The herd has now left the Florida* paddock and is now eating the ripe lucerne of California, but they left a lot of Florida’s grass still standing. This is mostly early spring grass that is now dormant and was left when the cows ate the fresh stuff underneath. Most of the dry stems were trodden in, but they didn’t do a complete stomping job.
When the neighbors saw the height of the grass when I put in the cows they wanted me to make hay. They couldn’t bear to see all that grass trodden into the soil. They used the word ‘gaspillage’, which means ‘waste’.
That soil needed the fertility of the trodden grass more than I needed the hay. I pointed out that in previous years the field had been hayed and overgrazed and I was left with a sparse field with many voids in the vegetation and a lot of moss. I didn’t want to sell the remaining fertility. I didn’t want to pay each year for artificial fertilizers. What I needed was decaying plant matter to feed the humus to give me better grass and more drought resistance.
I’m watching to see the results.
The photo above shows some regrowth from the first few weeks. The herd was in the paddock for forty days, so the strips they grazed early have already had a few weeks rest. Under the standing dry stems is a lot of new fresh grass. The is a drought year, and this regrowth is a good thing. There are young clover plants in there, which should be good for summer eating when we return to Florida in a few more weeks.
There were a few places in Florida where there was too much standing dead material. There were two areas I did not graze because the drought was at it peak and there was not much food value there. I just left it out of the rotation this time round. Also, there were two areas where the grass was so thick they left too much standing. So I mowed these four areas with the big hammer mower. This left a thick carpet of chopped grass. Now I need rain to help it break down.
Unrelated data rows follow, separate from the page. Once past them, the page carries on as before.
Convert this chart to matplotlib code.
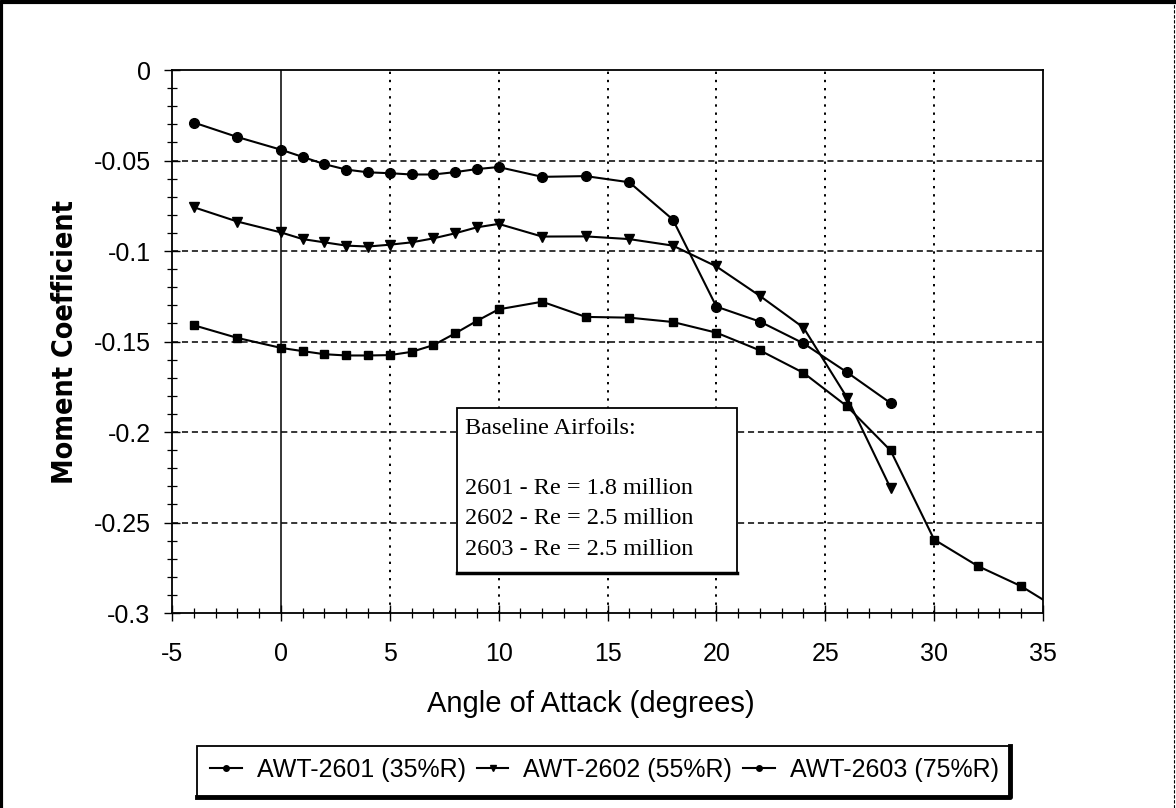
import matplotlib
matplotlib.use("Agg")
import matplotlib.pyplot as plt
from matplotlib.lines import Line2D
from matplotlib.patches import Rectangle
from matplotlib.ticker import MultipleLocator

# Angle of attack (degrees)
alpha_2601 = [-4, -2, 0, 1, 2, 3, 4, 5, 6, 7, 8, 9, 10, 12, 14, 16, 18, 20, 22, 24, 26, 28]
alpha_2602 = [-4, -2, 0, 1, 2, 3, 4, 5, 6, 7, 8, 9, 10, 12, 14, 16, 18, 20, 22, 24, 26, 28]
alpha_2603 = [-4, -2, 0, 1, 2, 3, 4, 5, 6, 7, 8, 9, 10, 12, 14, 16, 18, 20, 22, 24, 26, 28,
              30, 32, 34, 36]

# Moment coefficient
cm_2601 = [-0.029, -0.037, -0.044, -0.048, -0.052, -0.055, -0.0565, -0.057, -0.0577, -0.0577,
           -0.0564, -0.0547, -0.0536, -0.059, -0.0586, -0.062, -0.0826, -0.1307, -0.139,
           -0.151, -0.167, -0.184]
cm_2602 = [-0.0758, -0.0837, -0.0897, -0.0934, -0.0952, -0.097, -0.0975, -0.0965, -0.0952,
           -0.093, -0.0902, -0.0869, -0.085, -0.092, -0.0919, -0.0934, -0.097, -0.1085,
           -0.1248, -0.1423, -0.181, -0.231]
cm_2603 = [-0.141, -0.148, -0.1535, -0.1553, -0.157, -0.1577, -0.1577, -0.1575, -0.1557,
           -0.152, -0.1455, -0.1386, -0.1322, -0.128, -0.1364, -0.1368, -0.1392, -0.1451,
           -0.1549, -0.1673, -0.1858, -0.2102, -0.2594, -0.274, -0.2852, -0.300]

series_labels = ["AWT-2601 (35%R)", "AWT-2602 (55%R)", "AWT-2603 (75%R)"]
note_lines = ["Baseline Airfoils:", "", "2601 - Re = 1.8 million",
              "2602 - Re = 2.5 million", "2603 - Re = 2.5 million"]

sans = ["Liberation Sans", "DejaVu Sans"]
serif = ["Liberation Serif", "DejaVu Serif"]

fig = plt.figure(figsize=(11.76, 8.08), dpi=100)
ax = fig.add_axes([0.1463, 0.2413, 0.7406, 0.6720])

ax.plot(alpha_2601, cm_2601, color="black", lw=1.5, marker="o", ms=7, zorder=3)
ax.plot(alpha_2602, cm_2602, color="black", lw=1.5, marker="v", ms=7.5, zorder=3)
ax.plot(alpha_2603, cm_2603, color="black", lw=1.5, marker="s", ms=6, zorder=3)

ax.set_xlim(-5, 35)
ax.set_ylim(-0.3, 0)
ax.xaxis.set_minor_locator(MultipleLocator(1))
ax.yaxis.set_minor_locator(MultipleLocator(0.01))
ax.set_yticks([0, -0.05, -0.1, -0.15, -0.2, -0.25, -0.3])
ax.set_yticklabels(["0", "-0.05", "-0.1", "-0.15", "-0.2", "-0.25", "-0.3"])
ax.set_xticks(range(-5, 36, 5))
ax.set_xticklabels([str(v) for v in range(-5, 36, 5)])

ax.tick_params(which="major", direction="inout", length=11, width=1.0, labelsize=18, pad=10)
ax.tick_params(which="minor", direction="inout", length=7, width=0.9)
for lab in ax.get_xticklabels() + ax.get_yticklabels():
    lab.set_fontfamily(sans)
ax.tick_params(axis="x", pad=15)

for sp in ax.spines.values():
    sp.set_linewidth(1.3)

# grid: dashed horizontals, dotted verticals, solid line at zero angle
for yv in [-0.05, -0.1, -0.15, -0.2, -0.25]:
    ax.axhline(yv, color="black", lw=1.1, ls=(0, (4, 2.5)), zorder=1)
for xv in [5, 10, 15, 20, 25, 30]:
    ax.axvline(xv, color="black", lw=1.4, ls=(0, (1.2, 3)), zorder=1)
ax.axvline(0, color="black", lw=1.1, zorder=1)

ax.set_xlabel("Angle of Attack (degrees)", fontsize=21, family=sans)
ax.xaxis.set_label_coords(0.481, -0.142)
ax.set_ylabel("Moment Coefficient", fontsize=20.5, family="DejaVu Sans", fontweight="bold",
              fontstretch="condensed")
ax.yaxis.set_label_coords(-0.107, 0.5)

# note box inside the plot
ax.add_patch(Rectangle((0.327, 0.0737), 0.322, 0.304, transform=ax.transAxes,
                       facecolor="white", edgecolor="black", lw=1.3, zorder=4))
ax.plot([0.327, 0.649], [0.0737, 0.0737], transform=ax.transAxes, color="black",
        lw=2.5, zorder=5, clip_on=False)
ax.text(0.336, 0.359, "\n".join(note_lines), transform=ax.transAxes, ha="left", va="top",
        fontsize=17.5, family=serif, linespacing=1.57, zorder=6)

# legend panel under the plot
fig.add_artist(Rectangle((0.1675, 0.0136), 0.6913, 0.0631, transform=fig.transFigure,
                         facecolor="white", edgecolor="black", lw=1.3))
fig.add_artist(Line2D([0.1675, 0.8588, 0.8588], [0.0136, 0.0136, 0.0767],
                      transform=fig.transFigure, color="black", lw=3.5))
handles = [Line2D([], [], color="black", lw=1.5, marker=m, ms=4) for m in ["o", "v", "o"]]
fig.legend(handles, series_labels, loc="center", bbox_to_anchor=(0.514, 0.047), ncol=3,
           frameon=False, prop={"family": sans, "size": 18}, handlelength=1.25,
           handletextpad=0.6, columnspacing=0.45, borderpad=0.2)

# outer frame
fig.add_artist(Line2D([0.001, 0.001, 0.999], [0.0, 0.998, 0.998], transform=fig.transFigure,
                      color="black", lw=3))
fig.add_artist(Line2D([0.9985, 0.9985], [0.0, 0.998], transform=fig.transFigure,
                      color="black", lw=0.8, ls=(0, (3, 1.5))))

fig.savefig("out.png", dpi=100)
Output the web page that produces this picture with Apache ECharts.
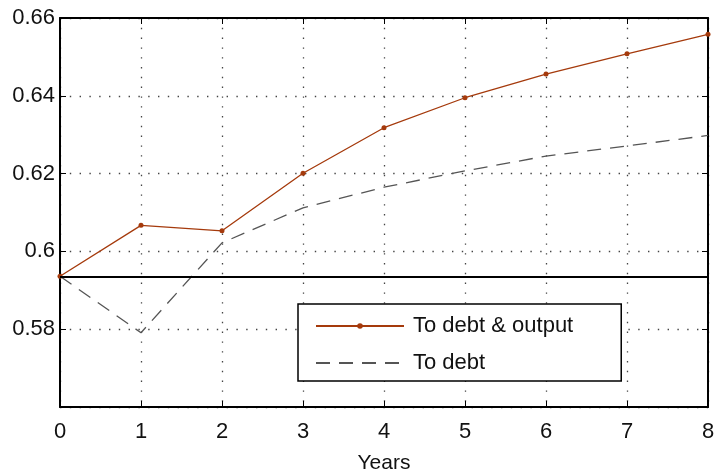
<!DOCTYPE html>
<html>
<head>
<meta charset="utf-8">
<script src="https://cdn.jsdelivr.net/npm/echarts@6/dist/echarts.min.js"></script>
<style>
  html, body { margin: 0; padding: 0; background: #fff; }
  #chart { width: 716px; height: 476px; }
</style>
</head>
<body>
<div id="chart"></div>
<script>
// Years after the shock
const years = [0, 1, 2, 3, 4, 5, 6, 7, 8];
// Ratio path when the shock hits debt and output
const toDebtOutput = [0.5936, 0.6067, 0.6053, 0.6201, 0.6318, 0.6395, 0.6456, 0.6508, 0.6558];
// Ratio path when the shock hits debt only
const toDebt = [0.5936, 0.5791, 0.6022, 0.6112, 0.6165, 0.6207, 0.6245, 0.6271, 0.6298];
// Initial steady-state level
const baseline = 0.5936;
const yTicks = [0.56, 0.58, 0.6, 0.62, 0.64, 0.66];

const FONT = '"Liberation Sans", Arial, sans-serif';
const RED = '#a53a0c';

const pairs = (xs, ys) => xs.map((x, i) => [x, ys[i]]);

const dotted = { color: '#444', width: 1.3, type: [1.4, 8.4] };
const frame = { show: true, onZero: false, lineStyle: { color: '#000', width: 2 } };
const ticksIn = { show: true, inside: true, length: 6, lineStyle: { color: '#000', width: 1 } };

const chart = echarts.init(document.getElementById('chart'), null, { renderer: 'canvas' });
chart.setOption({
  animation: false,
  backgroundColor: '#fff',
  grid: { left: 60, right: 8, top: 18, bottom: 69, containLabel: false, outerBoundsMode: 'none' },
  xAxis: [
    {
      type: 'value', min: 0, max: 8, interval: 1,
      name: 'Years', nameLocation: 'middle', nameGap: 46,
      nameTextStyle: { fontFamily: FONT, fontSize: 21, color: '#111' },
      axisLine: frame, axisTick: ticksIn,
      axisLabel: { fontFamily: FONT, fontSize: 22, color: '#111', margin: 14 },
      splitLine: { show: true, lineStyle: dotted }
    },
    {
      type: 'value', position: 'top', min: 0, max: 8, interval: 1,
      axisLine: frame, axisTick: ticksIn, axisLabel: { show: false }, splitLine: { show: false }
    }
  ],
  yAxis: [
    {
      type: 'value', min: yTicks[0], max: yTicks[yTicks.length - 1], interval: 0.02,
      axisLine: frame, axisTick: ticksIn,
      axisLabel: {
        fontFamily: FONT, fontSize: 22, color: '#111', margin: 5,
        showMinLabel: false,
        formatter: v => (Math.abs(v - yTicks[0]) < 1e-9 ? '' : String(Math.round(v * 100) / 100))
      },
      splitLine: { show: true, lineStyle: dotted }
    },
    {
      type: 'value', position: 'right', min: yTicks[0], max: yTicks[yTicks.length - 1], interval: 0.02,
      axisLine: frame, axisTick: ticksIn, axisLabel: { show: false }, splitLine: { show: false }
    }
  ],
  legend: {
    left: 298, top: 304,
    orient: 'vertical',
    backgroundColor: '#fff',
    borderColor: '#000', borderWidth: 1.5, borderRadius: 0,
    padding: [11, 48, 7, 17],
    itemWidth: 88, itemHeight: 7, itemGap: 15,
    textStyle: { fontFamily: FONT, fontSize: 22, color: '#111', padding: [0, 0, 0, 4] },
    data: [
      { name: 'To debt & output' },
      { name: 'To debt', itemStyle: { opacity: 0 } }
    ]
  },
  series: [
    {
      name: 'To debt & output', type: 'line',
      data: pairs(years, toDebtOutput),
      symbol: 'circle', symbolSize: 5,
      itemStyle: { color: RED },
      lineStyle: { color: RED, width: 1.3 },
      z: 4,
      markLine: {
        silent: true, symbol: 'none', label: { show: false }, precision: 4,
        lineStyle: { color: '#000', width: 2, type: 'solid' },
        data: [{ yAxis: baseline }]
      }
    },
    {
      name: 'To debt', type: 'line',
      data: pairs(years, toDebt),
      symbol: 'none',
      itemStyle: { color: '#555' },
      lineStyle: { color: '#555', width: 1.3, type: [14, 9] },
      z: 3
    }
  ]
});
</script>
</body>
</html>
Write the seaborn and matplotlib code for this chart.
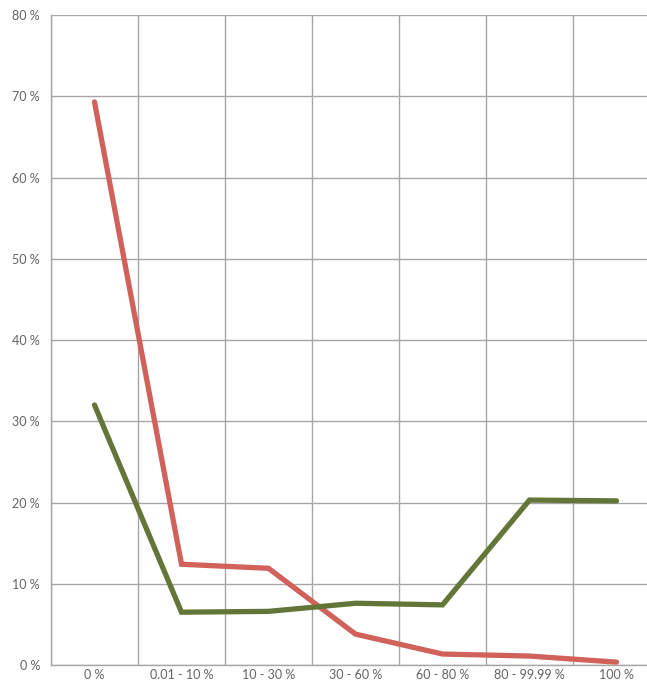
import matplotlib
matplotlib.use("Agg")
import matplotlib.pyplot as plt
import seaborn as sns
import pandas as pd
import numpy as np

categories = ["0 %", "0.01 - 10 %", "10 - 30 %", "30 - 60 %", "60 - 80 %", "80 - 99.99 %", "100 %"]
red_values = [69.3, 12.4, 11.9, 3.8, 1.35, 1.1, 0.35]
green_values = [32.0, 6.5, 6.6, 7.6, 7.4, 20.3, 20.2]
y_ticks = [0, 10, 20, 30, 40, 50, 60, 70, 80]

df = pd.DataFrame({
    "category": categories * 2,
    "value": red_values + green_values,
    "series": ["red"] * len(categories) + ["green"] * len(categories),
})

sns.set_style("white")
plt.rcParams["font.family"] = ["Lato", "DejaVu Sans"]

grid_col = "#a6a6a6"
text_col = "#636363"

fig = plt.figure(figsize=(6.47, 6.83), dpi=100)
ax = fig.add_axes([51 / 647, 18 / 683, 609 / 647, 650 / 683])

sns.lineplot(data=df, x="category", y="value", hue="series",
             palette={"red": "#d0615b", "green": "#647538"},
             linewidth=3.8, legend=False, ax=ax, sort=False,
             solid_capstyle="round", solid_joinstyle="miter")

ax.set_xlim(-0.5, len(categories) - 0.5)
ax.set_ylim(0, 80)
ax.set_yticks(y_ticks)
ax.set_yticklabels([f"{v} %" for v in y_ticks])
ax.set_xticks(range(len(categories)))
ax.set_xticklabels(categories)
ax.set_xticks(np.arange(len(categories) + 1) - 0.5, minor=True)
ax.set_xlabel("")
ax.set_ylabel("")

ax.grid(True, axis="y", color=grid_col, linewidth=1.0)
ax.grid(True, axis="x", which="minor", color=grid_col, linewidth=1.0)
ax.grid(False, axis="x", which="major")
ax.set_axisbelow(True)

for side in ["top", "right"]:
    ax.spines[side].set_visible(False)
for side in ["left", "bottom"]:
    ax.spines[side].set_color(grid_col)
    ax.spines[side].set_linewidth(1.0)

ax.tick_params(axis="x", which="major", length=0, pad=3, labelsize=9, labelcolor=text_col)
ax.tick_params(axis="x", which="minor", length=14, width=1.0, color=grid_col)
ax.tick_params(axis="y", length=5, width=1.0, color=grid_col, pad=3, labelsize=9, labelcolor=text_col)

fig.savefig("out.png", dpi=100)
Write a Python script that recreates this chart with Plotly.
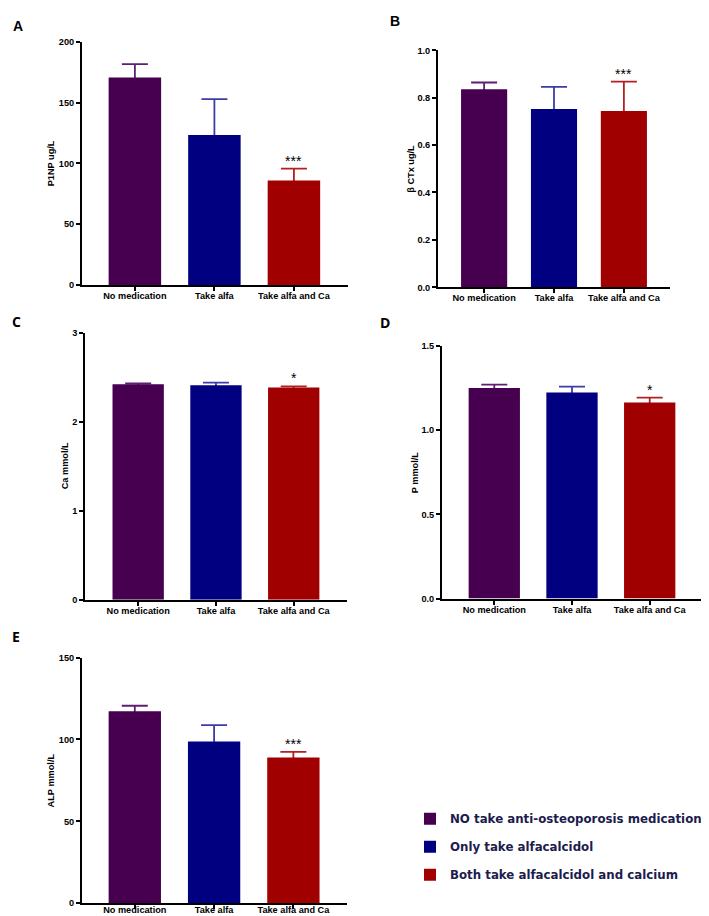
import plotly.graph_objects as go

categories = ["No medication", "Take alfa", "Take alfa and Ca"]
group_names = ["NO take anti-osteoporosis medication",
               "Only take alfacalcidol",
               "Both take alfacalcidol and calcium"]

p1np_mean = [170.5, 123.3, 85.9]
p1np_err = [11.0, 29.5, 9.8]
ctx_mean = [0.836, 0.752, 0.744]
ctx_err = [0.028, 0.094, 0.124]
ca_mean = [2.422, 2.411, 2.384]
ca_err = [0.008, 0.029, 0.014]
p_mean = [1.250, 1.224, 1.165]
p_err = [0.021, 0.035, 0.028]
alp_mean = [117.2, 98.8, 89.0]
alp_err = [3.4, 10.0, 3.4]

titles = ["P1NP ug/L", "β CTx ug/L", "Ca mmol/L", "P mmol/L", "ALP mmol/L"]
panel_letters = ["A", "B", "C", "D", "E"]
signif = ["***", "***", "*", "*", "***"]
y_max = [200, 1.0, 3, 1.5, 150]
y_dtick = [50, 0.2, 1, 0.5, 50]
y_fmt = ["d", ".1f", "d", ".1f", "d"]

means = [p1np_mean, ctx_mean, ca_mean, p_mean, alp_mean]
errs = [p1np_err, ctx_err, ca_err, p_err, alp_err]

W, H = 709, 916
bar_colors = ["#46004f", "#000080", "#a00000"]
err_colors = ["#5e1e72", "#3c3ca6", "#b42020"]


def px_x(x):
    return x / W


def px_y(y):
    return 1 - y / H


# panel geometry in pixels: (x_left, x_right, y_top, y_bottom)
geom = [(74, 340, 29, 275),
        (430, 662, 37.7, 277.3),
        (77.3, 339, 323.3, 593.3),
        (434, 694.3, 336.7, 592),
        (74, 339.3, 651.7, 900)]
xranges = [(-0.665, 2.68), (-0.66, 2.66), (-0.68, 2.685), (-0.673, 2.677), (-0.666, 2.68)]
letter_pos = [(10, 13), (387, 8), (8, 312), (377, 313), (8, 630)]
ytitle_x = [43, 403, 57, 407, 43]
label_standoff = [-3, -3, -3, -3, -7]

tick_font = dict(family="Liberation Sans, Arial", size=9.2, color="black", weight="bold")

fig = go.Figure()
layout = dict(width=W, height=H, margin=dict(l=0, r=0, t=0, b=0),
              paper_bgcolor="white", plot_bgcolor="white",
              barmode="overlay")
annotations = []

for p in range(5):
    xa = "x" if p == 0 else f"x{p+1}"
    ya = "y" if p == 0 else f"y{p+1}"
    xk = "xaxis" if p == 0 else f"xaxis{p+1}"
    yk = "yaxis" if p == 0 else f"yaxis{p+1}"
    xl, xr, yt, yb = geom[p]
    d = 0.02 * y_max[p]
    # hidden carriers of the (upper) error bars, drawn beneath the bars
    for i in range(3):
        fig.add_trace(go.Bar(
            x=[categories[i]], y=[means[p][i] - d], width=0.66,
            marker=dict(color="rgba(0,0,0,0)", line=dict(width=0)),
            error_y=dict(type="data", array=[errs[p][i] + d], arrayminus=[0],
                         symmetric=False, color=err_colors[i],
                         thickness=1.8, width=13),
            showlegend=False, hoverinfo="skip", xaxis=xa, yaxis=ya,
        ))
    for i in range(3):
        fig.add_trace(go.Bar(
            x=[categories[i]], y=[means[p][i]], width=0.66,
            marker=dict(color=bar_colors[i], line=dict(width=0)),
            name=group_names[i], legendgroup=f"g{i}",
            showlegend=(p == 0), xaxis=xa, yaxis=ya,
        ))
    layout[xk] = dict(domain=[px_x(xl), px_x(xr)], anchor=ya, type="category",
                      categoryorder="array", categoryarray=categories,
                      range=list(xranges[p]), showline=True, linecolor="black",
                      linewidth=2, ticks="outside", tickwidth=2, ticklen=4,
                      ticklabelstandoff=label_standoff[p],
                      tickcolor="black", showgrid=False, zeroline=False,
                      tickfont=tick_font, fixedrange=True)
    layout[yk] = dict(domain=[px_y(yb), px_y(yt)], anchor=xa,
                      range=[0, y_max[p]], dtick=y_dtick[p], tick0=0,
                      tickformat=y_fmt[p], showline=True, linecolor="black",
                      linewidth=2, ticks="outside", tickwidth=2, ticklen=4,
                      tickcolor="black", showgrid=False, zeroline=False,
                      tickfont=tick_font, fixedrange=True)
    annotations.append(dict(text=titles[p], x=px_x(ytitle_x[p]), y=px_y((yt + yb) / 2),
                            xref="paper", yref="paper", showarrow=False, textangle=-90,
                            font=dict(family="Liberation Sans, Arial", size=9.2,
                                      color="black", weight="bold"),
                            xanchor="center", yanchor="middle"))
    lx, ly = letter_pos[p]
    annotations.append(dict(text=panel_letters[p], x=px_x(lx), y=px_y(ly),
                            xref="paper", yref="paper", showarrow=False,
                            font=dict(family="Liberation Sans, Arial" if p < 2 else "Open Sans",
                                      size=14, color="black", weight="bold"),
                            xanchor="center", yanchor="middle"))
    annotations.append(dict(text=signif[p], x=categories[2],
                            y=means[p][2] + errs[p][2],
                            xref=xa, yref=ya, showarrow=False,
                            font=dict(family="Liberation Sans, Arial", size=14, color="black"),
                            xanchor="center", yanchor="bottom", yshift=-2))

layout["annotations"] = annotations
layout["showlegend"] = True
layout["legend"] = dict(x=px_x(402), y=px_y(800), xanchor="left", yanchor="top",
                        traceorder="grouped", tracegroupgap=9,
                        font=dict(family="DejaVu Sans", size=11.8, color="#1c1c4e",
                                  weight="bold"),
                        bgcolor="rgba(0,0,0,0)", borderwidth=0)
fig.update_layout(**layout)
fig.write_html("out.html")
Still, things are growing well under the chopped grass. This part has only had two weeks of rest.
There seems to be some disagreement as to the value of mowing after grazing. Some folks think you need it to break down the dead grass, but others think that happens anyway and it isn’t worth the labor and wear-and-tear on equipment. Maybe the biggest gain from mowing is that your neighbors hassle you less about your messy farm. I’ve mowed a couple of strips here and there to see if there’s much difference in recovery. It is fun to experiment.
*The paddock names might seem a little odd. I’ll do a post about them one day, but they’re named after American things. We have Newman, Costanza, Sleepy Hollow, Florida, California, Colorado, Detroit, Nebraska, Alaska and an as-yet unnamed large paddock that we sometimes call Texas.